Je me doute bien que, terre à terre que vous êtes, vous n’allez pas croire facilement cette histoire romanesque d’Uyisse et d’une déesse serpent éperdue d’amour pour le héros grec.
Et je le déplore pour vous. Pour votre d’âme d’enfant. Moi j’y ai cru longtemps. Et ce n’est que lorsque que je suis entré à l’école que j’ai pris connaissance d’autres théories toutes aussi incertaines et, en tout cas moins romantiques.
On dit qu’il est possible que le nom de Lisbonne remonte aux Phéniciens, qui l’auraient nommée Allis Ubbo, tandis que le philosophe grec Ptolémée l’aurait baptisée Oliosion, les Wisigoths Ulishbona et les Maures, qui ont été les maîtres de la ville dès 711, l’ont appelée Al-Lixbùuna ou Al-Ushbuna, et ont imposé l’arabe comme seule langue officielle jusqu’à ce que Afonso Henriques s’installe sur la Colline de Santo André (un des sept anneaux du serpent), et qu’avec l’aide de chevaliers français, anglais, allemands et portugais réussisse il conquérir la ville aux Maures en 1147, pour y instaurer la foi chrétienne et obliger tout le monde à parler portugais.
Et même si la référence, au sens érudit du terme, aux sept collines de Lisbonne ne surgit que pour la première fois dans le Livro das Grandezas de Lisboa sous la plume de Frei Nicolau de Oliveira au XVIIème siècle : Les sept collines sur lesquelles s’est construit Lisbonne : Castelo, São Vicente, São Roque, Santo André, Santa Catarina, Chagas et Sant’Ana, mettant ainsi à mal l’improbable fondation de Lisbonne par Ulysse, il me plait toujours de me dire que l’histoire que cette femme merveilleuse qui a peuplé ma petite enfance m’a racontée un jour, est bien plus tendre, plus belle et plus vivante que toutes celles que j’ai apprises à l’école.

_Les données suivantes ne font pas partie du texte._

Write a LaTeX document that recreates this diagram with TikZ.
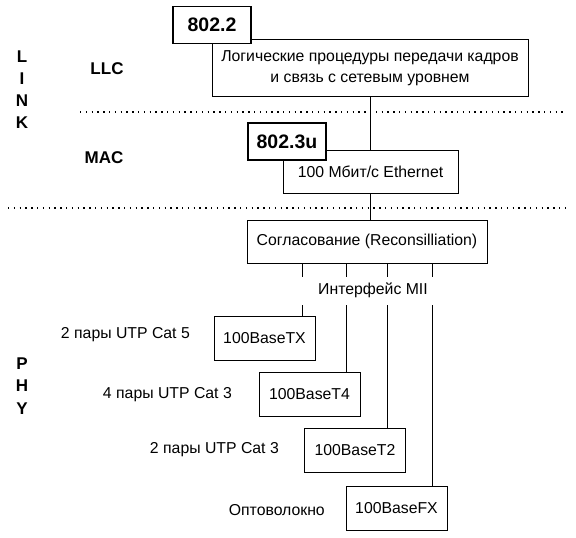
\documentclass[tikz,border=0pt]{standalone}
\usepackage{fontspec}
\setmainfont{Liberation Sans}
\begin{document}
\begin{tikzpicture}[x=1pt,y=-1pt,
  box/.style={draw,line width=0.9pt,fill=white,inner sep=0pt,
    font=\fontsize{15.8}{20.5}\selectfont,align=center},
  stdbox/.style={draw,line width=1.7pt,fill=white,inner sep=0pt,
    minimum width=78pt,minimum height=37pt,font=\bfseries\fontsize{19.5}{20}\selectfont},
  lbl/.style={inner sep=0pt,font=\fontsize{15.8}{20}\selectfont},
  blbl/.style={inner sep=0pt,font=\bfseries\fontsize{17}{20}\selectfont},
  dotline/.style={line width=1.3pt,dash pattern=on 1.3pt off 4.5pt},
  wire/.style={line width=0.9pt}]
\useasboundingbox (0,0) rectangle (576,538);

% layer letters
\node[blbl] (L) at (22,57) {L};
\node[blbl] (I) at (22,79) {I};
\node[blbl] (N) at (22,101) {N};
\node[blbl] (K) at (22,123) {K};
\node[blbl] (P) at (22,364) {P};
\node[blbl] (H) at (22,386) {H};
\node[blbl] (Y) at (22,409) {Y};

\node[blbl] (llclbl) at (107,69) {LLC};
\node[blbl] (maclbl) at (104,158) {MAC};

% dotted separators
\coordinate (d1a) at (80,112);
\coordinate (d1b) at (566,112);
\coordinate (d2a) at (8,208);
\coordinate (d2b) at (566,208);
\draw[dotline] (d1a) -- (d1b);
\draw[dotline] (d2a) -- (d2b);

% LLC
\node[box,minimum width=316pt,minimum height=57pt] (llc) at (370,68)
  {Логические процедуры передачи кадров\\и связь с сетевым уровнем};
\node[stdbox] (s8022) at (212,25) {802.2};

% MAC
\node[box,minimum width=175pt,minimum height=43pt] (eth) at (370.5,172) {100 Мбит/с Ethernet};
\node[stdbox] (s8023u) at (287,141.5) {802.3u};

% reconciliation
\node[box,minimum width=240pt,minimum height=43pt] (rec) at (367,241.5) {Согласование (Reconsilliation)};

\node[lbl] (mii) at (373,290) {Интерфейс MII};

% PHY boxes
\node[box,minimum width=101pt,minimum height=44pt] (tx) at (264.5,338) {100BaseTX};
\node[box,minimum width=101pt,minimum height=44pt] (t4) at (309.5,394) {100BaseT4};
\node[box,minimum width=101pt,minimum height=44pt] (t2) at (355,450) {100BaseT2};
\node[box,minimum width=101pt,minimum height=44pt] (fx) at (396.5,508.5) {100BaseFX};

\node[lbl,anchor=east] (c1) at (190,335) {2 пары UTP Cat 5};
\node[lbl,anchor=east] (c2) at (232,395) {4 пары UTP Cat 3};
\node[lbl,anchor=east] (c3) at (279,450) {2 пары UTP Cat 3};
\node[lbl,anchor=east] (c4) at (325,510) {Оптоволокно};

% connectors
\draw[wire] (eth.north |- llc.south) -- (eth.north);
\draw[wire] (eth.south) -- (eth.south |- rec.north);

\coordinate (m1) at (302,305);
\coordinate (m2) at (346,305);
\coordinate (m3) at (387,305);
\coordinate (m4) at (432,305);
\foreach \m in {m1,m2,m3,m4}{
  \draw[wire] (rec.south -| \m) -- ++(0,14);
}
\draw[wire] (m1) -- (tx.north -| m1);
\draw[wire] (m2) -- (t4.north -| m2);
\draw[wire] (m3) -- (t2.north -| m3);
\draw[wire] (m4) -- (fx.north -| m4);
\end{tikzpicture}
\end{document}
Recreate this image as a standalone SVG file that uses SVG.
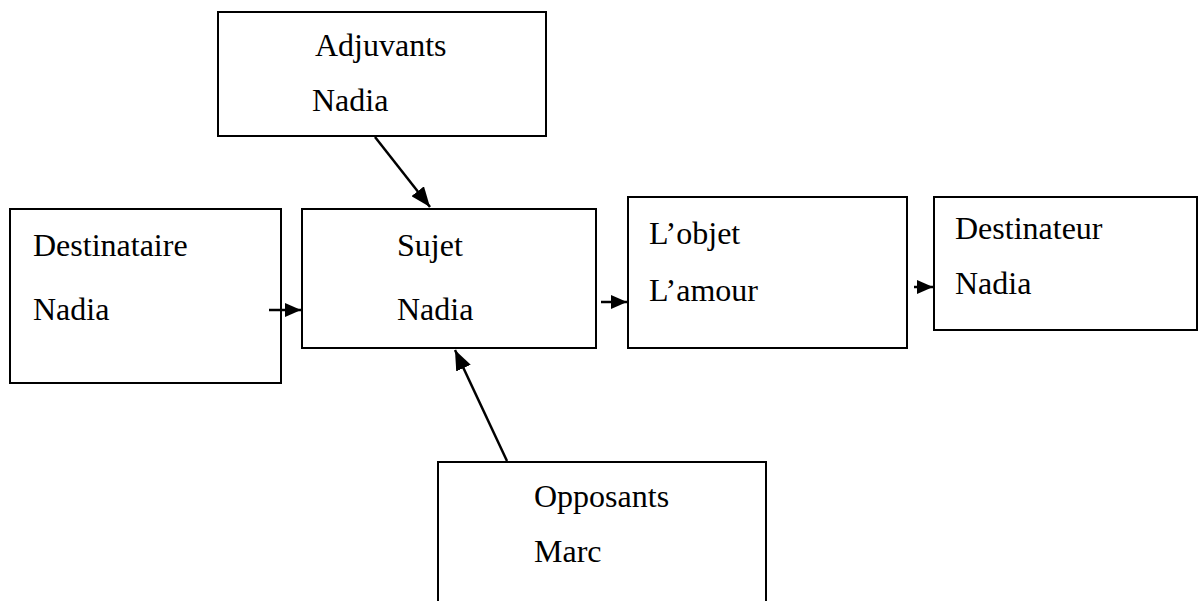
<svg xmlns="http://www.w3.org/2000/svg" width="1201" height="601" viewBox="0 0 1201 601">
<defs>
<style>
.box{fill:#fff;stroke:#000;stroke-width:2}
.t{font-family:"Liberation Serif","Times New Roman",serif;font-size:32px;fill:#000}
.c{stroke:#000;stroke-width:2.5;fill:none}
</style>
<marker id="a" viewBox="0 0 16 14" refX="16" refY="7" markerWidth="16" markerHeight="14" orient="auto" markerUnits="userSpaceOnUse">
<path d="M0,0 L16,7 L0,14 Z" fill="#000"/>
</marker>
<marker id="b" viewBox="0 0 20 16" refX="20" refY="8" markerWidth="20" markerHeight="16" orient="auto" markerUnits="userSpaceOnUse">
<path d="M0,0 L20,8 L0,16 Z" fill="#000"/>
</marker>
</defs>
<rect width="1201" height="601" fill="#fff"/>
<g id="adjuvants">
<rect class="box" x="218" y="12" width="328" height="124"/>
<text class="t" x="315" y="56">Adjuvants</text>
<text class="t" x="312" y="111">Nadia</text>
</g>
<g id="destinataire">
<rect class="box" x="10" y="209" width="271" height="174"/>
<text class="t" x="33" y="256">Destinataire</text>
<text class="t" x="33" y="320">Nadia</text>
</g>
<g id="sujet">
<rect class="box" x="302" y="209" width="294" height="139"/>
<text class="t" x="397" y="256">Sujet</text>
<text class="t" x="397" y="320">Nadia</text>
</g>
<g id="objet">
<rect class="box" x="628" y="197" width="279" height="151"/>
<text class="t" x="649" y="244">L’objet</text>
<text class="t" x="649" y="301">L’amour</text>
</g>
<g id="destinateur">
<rect class="box" x="934" y="197" width="263" height="133"/>
<text class="t" x="955" y="239">Destinateur</text>
<text class="t" x="955" y="294">Nadia</text>
</g>
<g id="opposants">
<rect class="box" x="438" y="462" width="328" height="150"/>
<text class="t" x="534" y="507">Opposants</text>
<text class="t" x="534" y="562">Marc</text>
</g>
<g id="connectors">
<line class="c" x1="375" y1="137" x2="430" y2="207" marker-end="url(#b)"/>
<line class="c" x1="269" y1="310" x2="301" y2="310" marker-end="url(#a)"/>
<line class="c" x1="601" y1="302" x2="627" y2="302" marker-end="url(#a)"/>
<line class="c" x1="914" y1="287" x2="933" y2="287" marker-end="url(#a)"/>
<line class="c" x1="507" y1="461" x2="455" y2="350" marker-end="url(#b)"/>
</g>
</svg>
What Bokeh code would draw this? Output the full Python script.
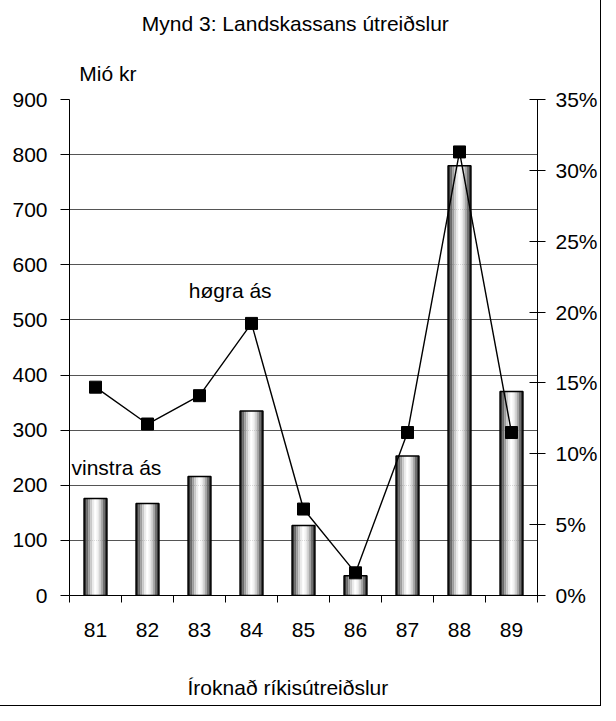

Lisbonne une ville conséquence de l’amour, l’idée me plait énormément !
Je te souhaite un excellent week-end
C’est bien vrai Armando… tenons nous à distance du réel, retenons que les merveilleuses et tendres histoires qui nous font rêver, comme celle que tu viens de nous conter!
C’est toute la magie des contes dans des bras aimants …
Quel beau billet ! Et puis en tête de proue cette si tendre illustration , déjà raconte tout ! Elle dit les yeux grands ouverts, et l’âme éveillée et le coeur innocent , prêt à s’émerveiller . Gravir 7 collines, éclairer 7 rêves,
Comme Lisbonne est belle par toi racontée .
Les histoires qu’on nous raconte, que tu nous racontes, sont toujours les plus belles!
Oui, Armando! Bien plus belle car elle a été racontée avec tendresse… et cela ne s’oublie pas!